While there is continued interest in mainstream renewable energy — solar, hydroelectric and wind energy generation — "the keen areas of interest recently have been environmental infrastructure," Mr. Barrington said.
Those sustainable infrastructure investments include renewable natural gas captured from landfills and wastewater treatment plants, waste-to-value projects such as turning manure and poultry litter into energy and fertilizer, and water purification, he said.
Renewable natural gas strategies are relatively new and started to catch the attention of some institutional investors in mid-2020, Mr. Barrington said.
"Also, we are seeing opportunities in energy storage and think that will be a long-term trend with significant policy support at both the federal and state levels," he added.
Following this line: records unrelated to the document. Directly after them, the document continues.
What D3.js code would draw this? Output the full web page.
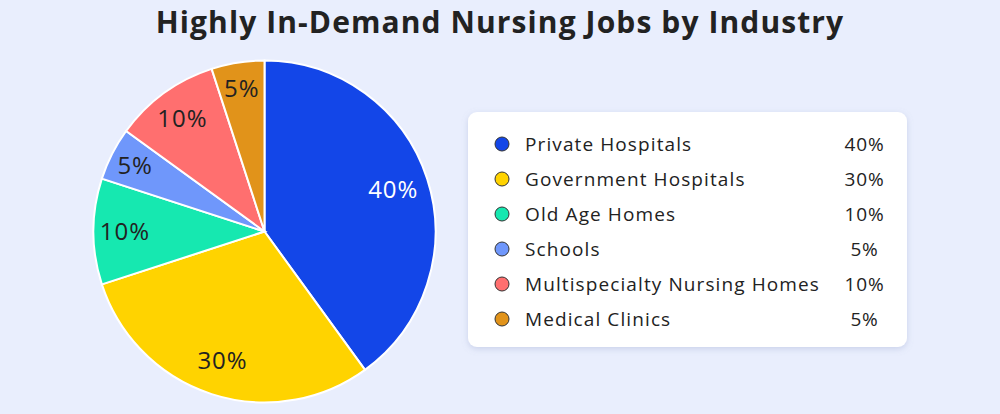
<!DOCTYPE html>
<html><head><meta charset="utf-8">
<script src="https://cdn.jsdelivr.net/npm/d3@7"></script>
<style>body{margin:0;background:#e9eefd;}svg{display:block;font-family:"Open Sans",sans-serif;}</style>
</head><body><svg id="c" width="1000" height="414"></svg>
<script>
const categories = ["Private Hospitals","Government Hospitals","Old Age Homes","Schools","Multispecialty Nursing Homes","Medical Clinics"];
const values = [40,30,10,5,10,5];
const colors = ["#1346e8","#ffd300","#16e8b0","#6f97fb","#ff6f6f","#e1931a"];
const labelColors = ["#ffffff","#222","#222","#222","#222","#222"];
const title = "Highly In-Demand Nursing Jobs by Industry";

const svg = d3.select("#c");
svg.append("rect").attr("width",1000).attr("height",414).attr("fill","#e9eefd");
svg.append("text").attr("x",500).attr("y",33).attr("text-anchor","middle")
  .attr("font-size",30).attr("font-weight",700).attr("letter-spacing",1.1).attr("fill","#222").text(title);

const cx=264.5, cy=231.5, R=171;
const data = categories.map((c,i)=>({c,v:values[i],col:colors[i],lc:labelColors[i]}));
const pie = d3.pie().sort(null).value(d=>d.v);
const arc = d3.arc().innerRadius(0).outerRadius(R);
const g = svg.append("g").attr("transform",`translate(${cx},${cy})`);
const arcs = pie(data);
// label radius grows slightly for narrow slices
const lr = d => 134 + 3.5/(d.endAngle-d.startAngle);
g.selectAll("path").data(arcs).join("path").attr("d",arc).attr("fill",d=>d.data.col)
  .attr("stroke","#fff").attr("stroke-width",2);
g.selectAll("text").data(arcs).join("text")
  .attr("transform",d=>{const a=(d.startAngle+d.endAngle)/2, r=lr(d);return `translate(${r*Math.sin(a)},${-r*Math.cos(a)})`;})
  .attr("text-anchor","middle").attr("dy","0.35em").attr("font-size",24).attr("letter-spacing",1)
  .attr("fill",d=>d.data.lc).text(d=>d.data.v+"%");

const defs = svg.append("defs");
const f = defs.append("filter").attr("id","sh").attr("x","-10%").attr("y","-10%").attr("width","120%").attr("height","130%");
f.append("feDropShadow").attr("dx",0).attr("dy",2).attr("stdDeviation",3).attr("flood-color","#8090c0").attr("flood-opacity",0.3);
svg.append("rect").attr("x",468).attr("y",112).attr("width",439).attr("height",235).attr("rx",9)
  .attr("fill","#fff").attr("filter","url(#sh)");
const y = d3.scalePoint().domain(categories).range([144,319]);
const lg = svg.append("g").selectAll("g").data(data).join("g").attr("transform",d=>`translate(0,${y(d.c)})`);
lg.append("circle").attr("cx",502).attr("cy",0).attr("r",7).attr("fill",d=>d.col).attr("stroke","#333").attr("stroke-width",1);
lg.append("text").attr("x",525).attr("dy","0.35em").attr("font-size",19).attr("letter-spacing",1.1).attr("fill","#222").text(d=>d.c);
lg.append("text").attr("x",864.5).attr("dy","0.35em").attr("text-anchor","middle").attr("font-size",19).attr("letter-spacing",0.8).attr("fill","#222").text(d=>d.v+"%");
</script></body></html>
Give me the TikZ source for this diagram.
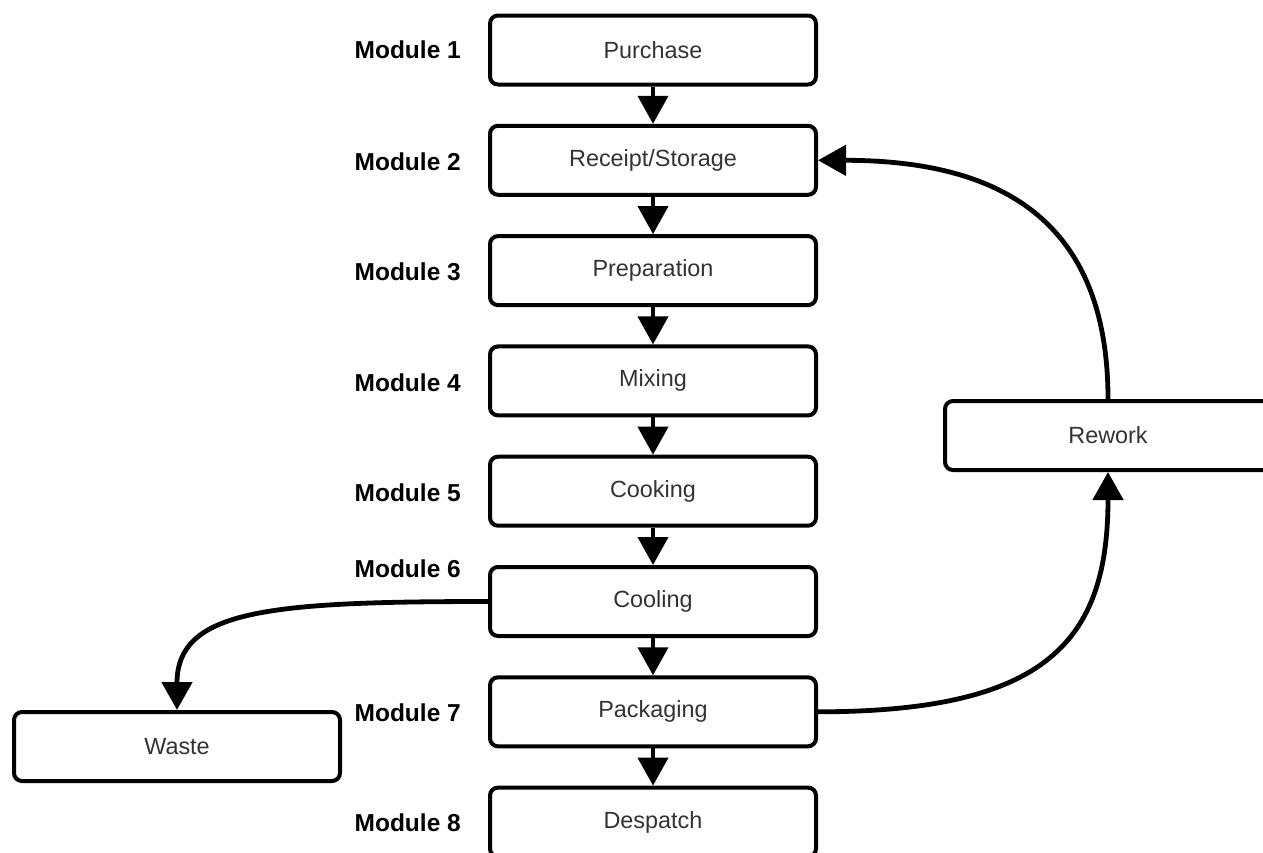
\documentclass[tikz,border=0pt]{standalone}
\usepackage{fontspec}
\setmainfont{Liberation Sans}
\usetikzlibrary{arrows.meta}
\definecolor{boxtext}{HTML}{333333}
\tikzset{
  x=1pt, y=-1pt,
  stage/.style={draw=black, line width=4pt, rounded corners=8pt, fill=white,
    minimum width=326pt, minimum height=69pt, inner sep=0pt,
    text=boxtext, font=\fontsize{23.4}{26}\selectfont},
  modlabel/.style={anchor=east, inner sep=0pt, text=black,
    font=\fontsize{24.5}{28}\selectfont\bfseries},
  flow/.style={line width=4pt, -{Triangle[length=28pt,width=30pt]}},
  bend flow/.style={flow, line width=4.8pt},
}
\begin{document}
\begin{tikzpicture}
\useasboundingbox (0,0) rectangle (1263,852);

% main process column
\node[stage] (purchase) at (653,50)    {Purchase};
\node[stage] (receipt)  at (653,160.3) {Receipt/Storage};
\node[stage] (prep)     at (653,270.6) {Preparation};
\node[stage] (mixing)   at (653,380.9) {Mixing};
\node[stage] (cooking)  at (653,491.2) {Cooking};
\node[stage] (cooling)  at (653,601.5) {Cooling};
\node[stage] (packing)  at (653,711.8) {Packaging};
\node[stage] (despatch) at (653,822.1) {Despatch};

% side branches
\node[stage] (rework) at (1108,435.5) {Rework};
\node[stage] (waste)  at (177,746.5)  {Waste};

% module labels
\node[modlabel] (m1) at (461,50)  {Module 1};
\node[modlabel] (m2) at (461,162) {Module 2};
\node[modlabel] (m3) at (461,272) {Module 3};
\node[modlabel] (m4) at (461,383) {Module 4};
\node[modlabel] (m5) at (461,493) {Module 5};
\node[modlabel] (m6) at (461,569) {Module 6};
\node[modlabel] (m7) at (461,713) {Module 7};
\node[modlabel] (m8) at (461,823) {Module 8};

% straight flow
\draw[flow] (purchase) -- (receipt);
\draw[flow] (receipt) -- (prep);
\draw[flow] (prep) -- (mixing);
\draw[flow] (mixing) -- (cooking);
\draw[flow] (cooking) -- (cooling);
\draw[flow] (cooling) -- (packing);
\draw[flow] (packing) -- (despatch);

% rework loop and waste branch
\draw[bend flow] (packing.east) .. controls +(230,0) and +(0,168) .. (rework.south);
\draw[bend flow] (rework.north) .. controls +(0,-179) and +(182,0) .. (receipt.east);
\draw[bend flow] (cooling.west) .. controls +(-220,0) and +(0,-100) .. (waste.north);
\end{tikzpicture}
\end{document}
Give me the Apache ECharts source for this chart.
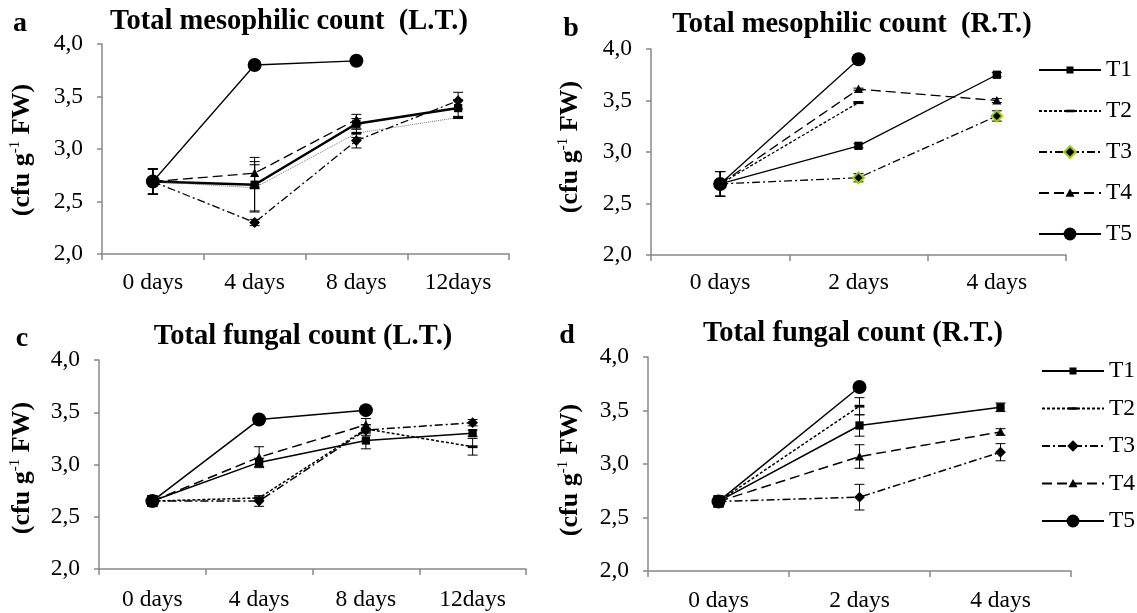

In addition to sustainable infrastructure, the firm also has a private equity impact secondary market business that invests in renewable energy, including storage and electric vehicle charging infrastructure.
While his firm does not invest in oil and gas extraction infrastructure, other energy infrastructure managers are using carbon sequestration — a method of reducing the carbon dioxide in the atmosphere by capturing and storing it — in conjunction with fossil-fuel extraction.
"The renewable energy industry is in a transition period where the world is moving from internal combustion engine vehicles to electric vehicles" and like many technological adoption curves, this transition will be shorter than many people currently expect, Mr. Barrington said.
"It will seem gradual and then all of sudden the transition will occur at a very rapid pace," he added.